Telefona bakmama zamanı değil, kimse kusura bakmasın. Neredeyse tüm kişisel meraklarımı yanıtladığımız, tek tuşla imkansız sandığımız bilgilere ulaştıran bir teknolojik mucize o! Bağımlısı olmamak lazım, kabul ediyorum ancak “ayy yeter bakma artık o telefona” kısmına katılmıyorum.
Şimdi siz telefona bakarken, kendinizi çok iyi hissedeceğiniz uygulamalar var, genel olarak onlardan söz etmek istiyorum. 1/ Sesli kitap: En güncel, en çok okunan kitaplardan, zamansız klasiklere, kişisel gelişimden, iş kitaplarına binlerce sesli kitap parmağınızın ucunda. Dünyanın her yerinde, günün her saatinde sesli kütüphaneniz hep yanınızda oluyor.
Uygulamaların en güzellerinden biri. 2/ Meditasyon: Her türlü dinlendirici ve iyileştirici ses uygulamalarını bulmak mümkün. Zihninizi boşaltıp konsantrasyonu güçlendirmek için oldukça faydasını görebilirsiniz. 3/ Tek şifre: Siz de şifreleri unutuyorsunuz değil mi? Güvenlik ihtiyacımızın da paralel olarak arttığını düşünürsek hafızamızda tutmamız gereken bir sürü şifre var.

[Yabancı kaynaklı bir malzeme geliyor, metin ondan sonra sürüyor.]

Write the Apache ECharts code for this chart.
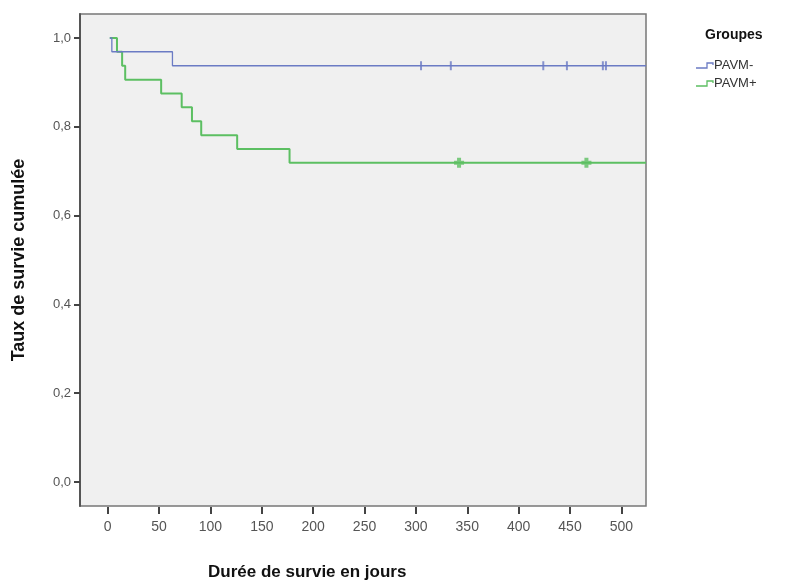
<!DOCTYPE html>
<html>
<head>
<meta charset="utf-8">
<script src="https://cdn.jsdelivr.net/npm/echarts@6/dist/echarts.min.js"></script>
<style>
html,body{margin:0;padding:0;background:#fff;}
#chart{width:799px;height:586px;}
</style>
</head>
<body>
<div id="chart"></div>
<script>
// Kaplan-Meier step points: [day, cumulative survival]
const pavmMinus = [[2,1],[4,0.969],[63,0.9375],[524,0.9375]];
const pavmPlus = [[2,1],[9,0.969],[14,0.9375],[17,0.906],[52,0.875],[72,0.844],[82,0.8125],[91,0.781],[126,0.75],[177,0.719],[524,0.719]];
// censored observations
const censorMinus = [[305,0.9375],[334,0.9375],[424,0.9375],[447,0.9375],[482,0.9375],[485,0.9375]];
const censorPlus = [[342,0.719],[466,0.719]];
const xTicks = [0,50,100,150,200,250,300,350,400,450,500];
const yTicks = [0,0.2,0.4,0.6,0.8,1.0];
const groupNames = ['PAVM-','PAVM+'];
const colors = ['#6b7bc4','#5cbf62'];

const chart = echarts.init(document.getElementById('chart'));
const font = 'Liberation Sans, Arial, sans-serif';

function legendItem(i, y){
  return [{
    type:'polyline', silent:true,
    shape:{points:[[696,y+2],[707,y+2],[707,y-3],[713,y-3],[713,y-1]]},
    style:{stroke:colors[i], lineWidth:1.3, fill:null}
  },{
    type:'text', silent:true, left:714, top:y-7,
    style:{text:groupNames[i], font:'13px '+font, fill:'#333'}
  }];
}

chart.setOption({
  animation:false,
  backgroundColor:'#fff',
  grid:{left:80, top:14, width:566, height:492, show:true, backgroundColor:'#f0f0f0', borderColor:'#777', borderWidth:1.5},
  xAxis:{
    type:'value', min:-27, max:524, offset:1,
    axisLine:{show:false, onZero:false},
    splitLine:{show:false},
    axisTick:{show:true, length:7, lineStyle:{color:'#444', width:2}, customValues:xTicks},
    axisLabel:{margin:13, fontSize:14, color:'#555', fontFamily:font, customValues:xTicks}
  },
  yAxis:{
    type:'value', min:-0.054, max:1.054,
    name:'Taux de survie cumulée', nameLocation:'middle', nameGap:52,
    nameTextStyle:{fontSize:18, fontWeight:'bold', color:'#111', fontFamily:font},
    axisLine:{show:true, onZero:false, lineStyle:{color:'#555', width:2}},
    splitLine:{show:false},
    axisTick:{show:true, length:6, lineStyle:{color:'#444', width:2}, customValues:yTicks},
    axisLabel:{margin:9, fontSize:13, color:'#555', fontFamily:font, customValues:yTicks,
      formatter:v=>v.toFixed(1).replace('.',',')}
  },
  series:[
    {name:groupNames[0], type:'line', step:'end', data:pavmMinus, symbol:'none', lineStyle:{color:colors[0], width:1.3}, z:3},
    {name:groupNames[1], type:'line', step:'end', data:pavmPlus, symbol:'none', lineStyle:{color:colors[1], width:2}, z:2},
    {type:'scatter', data:censorMinus, symbol:'rect', symbolSize:[2,9], itemStyle:{color:colors[0]}, z:4},
    {type:'scatter', data:censorPlus, symbol:'path://M3,0H7V3H10V7H7V10H3V7H0V3H3Z', symbolSize:[10,10], itemStyle:{color:colors[1]}, z:4}
  ],
  graphic:[
    {type:'text', silent:true, left:208, top:564, style:{text:'Durée de survie en jours', font:'bold 17px '+font, fill:'#111'}},
    {type:'text', silent:true, left:705, top:28, style:{text:'Groupes', font:'bold 14px '+font, fill:'#111'}},
    ...legendItem(0,66),
    ...legendItem(1,84)
  ]
});
</script>
</body>
</html>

Sosyal medya hesaplarının, e-posta adreslerinin ve mobil uygulamaların şifreleri derken bu liste uzar gider. Bir uygulama ile “Hatırlamanız gereken tek şifre” sloganıyla yola çıkıp şifrelerinizi tek bir ortamda güvenli bir şekilde saklamanızı sağlıyor.